Por otro lado, las universidades también salen perdiendo. Muchas veces aceptan colaboraciones que no alinean con sus fortalezas reales, solo por el prestigio de trabajar con «la startup de moda». El resultado: recursos mal distribuidos y expectativas infladas por ambas partes.
Las reglas no escritas del juego
Después de años observando estos ecosistemas, he identificado ciertos patrones en las colaboraciones exitosas que raramente se discuten abiertamente. Primero, funcionan mejor cuando la startup ya tiene cierta madurez y recursos propios. Las colaboraciones no son para validar tu idea de negocio; son para escalarla.
Segundo, necesitas lo que yo llamo un «traductor cultural» en tu equipo: alguien que entienda los incentivos académicos sin haber perdido el pragmatismo empresarial. He visto demasiadas startups enviar a su CTO más técnico a negociar con profesores, cuando lo que necesitaban era alguien con habilidades diplomáticas.
Tercero, y esto es crucial: define el éxito en términos comerciales desde el día uno. Los papers publicados están muy bien, pero si tu objetivo es levantar una Serie A, asegúrate de que eso esté claro en todos los acuerdos.
Mi perspectiva: pragmatismo por encima de idealismos
Voy a ser brutalmente honesto: la mayoría de startups españolas no necesitan colaborar con universidades. Lo que necesitan es ejecutar mejor, conocer a sus clientes y construir productos que resuelvan problemas reales. Las alianzas académicas, demasiado a menudo, se convierten en una excusa elegante para evitar el trabajo duro de validación de mercado.
Sin embargo, para aquellas startups que operan en sectores de alta tecnología donde la investigación es genuinamente diferenciadora —biotecnología, materiales avanzados, inteligencia artificial de frontera— estas colaboraciones no solo son útiles, son inevitables. Pero aquí está mi advertencia: no lo hagas porque suena bien en una pitch deck. Hazlo porque tu roadmap tecnológico genuinamente requiere capacidades que solo encontrarás en un laboratorio universitario.
Mi predicción para 2025 es que veremos una bifurcación clara. Las startups más sofisticadas desarrollarán modelos de colaboración cada vez más estructurados y profesionales, probablemente a través de vehículos legales específicos que minimicen las fricciones. Las demás descubrirán que hay formas más eficientes de acceder a talento e innovación, desde contrataciones directas hasta acquisitions de equipos universitarios.

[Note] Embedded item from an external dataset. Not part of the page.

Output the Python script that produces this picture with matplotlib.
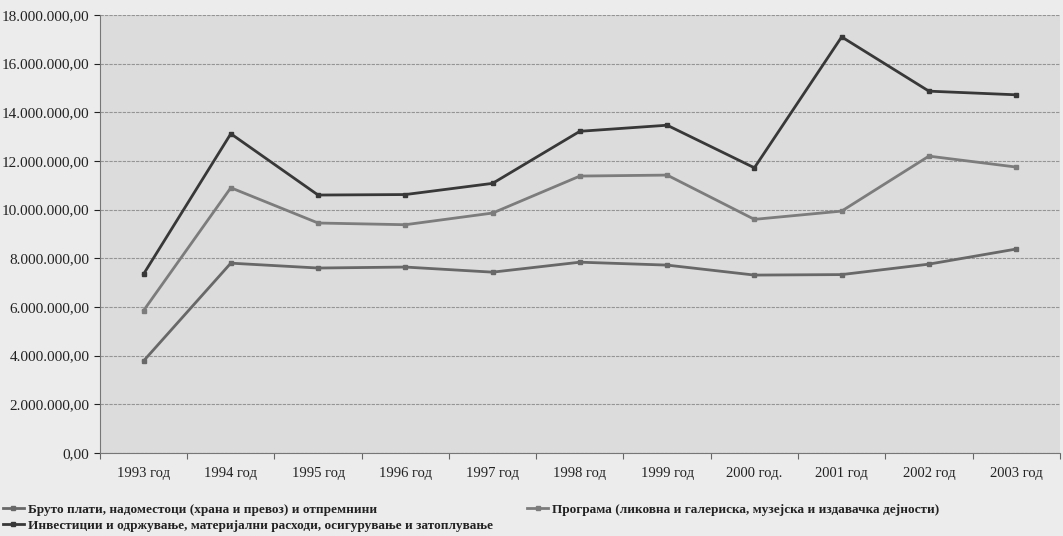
import matplotlib
matplotlib.use('Agg')
import matplotlib.pyplot as plt
from matplotlib.ticker import FuncFormatter, FixedLocator

years = ['1993 год', '1994 год', '1995 год', '1996 год', '1997 год', '1998 год',
         '1999 год', '2000 год.', '2001 год', '2002 год', '2003 год']

bruto = [3.78e6, 7.80e6, 7.60e6, 7.64e6, 7.43e6, 7.84e6,
         7.72e6, 7.31e6, 7.33e6, 7.76e6, 8.38e6]
programa = [5.85e6, 10.90e6, 9.45e6, 9.38e6, 9.86e6, 11.38e6,
            11.42e6, 9.60e6, 9.94e6, 12.20e6, 11.75e6]
investicii = [7.35e6, 13.12e6, 10.60e6, 10.62e6, 11.08e6, 13.22e6,
              13.47e6, 11.72e6, 17.10e6, 14.87e6, 14.72e6]

labels = ['Бруто плати, надоместоци (храна и превоз) и отпремнини',
          'Програма (ликовна и галериска, музејска и издавачка дејности)',
          'Инвестиции и одржување, материјални расходи, осигурување и затоплување']

plt.rcParams['font.family'] = ['Liberation Serif', 'DejaVu Serif']

fig = plt.figure(figsize=(10.63, 5.36), dpi=100, facecolor='#ececec')
ax = fig.add_axes([0.094, 0.155, 0.903, 0.817])
ax.set_facecolor('#dcdcdc')

x = list(range(len(years)))
l1, = ax.plot(x, bruto, color='#686868', lw=2, marker='s', ms=3.5)
l2, = ax.plot(x, programa, color='#7c7c7c', lw=2, marker='s', ms=3.5)
l3, = ax.plot(x, investicii, color='#383838', lw=2, marker='s', ms=3.5)

ax.set_ylim(0, 18e6)
ax.set_yticks([i * 2e6 for i in range(10)])
ax.yaxis.set_major_formatter(FuncFormatter(
    lambda v, p: '{:,.2f}'.format(v).replace(',', ' ').replace('.', ',').replace(' ', '.')))
ax.grid(axis='y', color='#959595', lw=0.8, ls=(0, (3, 1)))
ax.set_axisbelow(True)

ax.set_xlim(-0.5, len(years) - 0.5)
ax.xaxis.set_major_locator(FixedLocator([i - 0.5 for i in range(len(years) + 1)]))
ax.xaxis.set_minor_locator(FixedLocator(x))
ax.set_xticklabels([])
ax.set_xticklabels(years, minor=True)
ax.tick_params(axis='x', which='minor', length=0, pad=10, labelsize=10.5, colors='#222222')
ax.tick_params(axis='x', which='major', length=4, color='#666666')
ax.tick_params(axis='y', length=4, labelsize=11, colors='#222222')

for side in ['top', 'right']:
    ax.spines[side].set_visible(False)
ax.spines['left'].set_color('#777777')
ax.spines['bottom'].set_color('#777777')

fig.legend([l1, l3, l2], [labels[0], labels[2], labels[1]], ncol=2,
           loc='upper left', bbox_to_anchor=(0.0, 0.065), frameon=False,
           prop={'weight': 'bold', 'size': 9.5}, handlelength=1.6,
           handletextpad=0.3, labelspacing=0.25, columnspacing=2.6,
           borderaxespad=0, borderpad=0.2, labelcolor='#222222')

fig.savefig('out.png', dpi=100, facecolor=fig.get_facecolor())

Al final, como en cualquier matrimonio, el éxito depende menos de las buenas intenciones iniciales y más de la capacidad de gestionar las incompatibilidades cotidianas. Y si me preguntáis si recomiendo estas alianzas, mi respuesta es: solo si estás preparado para un trabajo de pareja constante y tienes muy claro qué esperas conseguir. De lo contrario, mejor céntrate en construir algo que tus clientes realmente quieran comprar.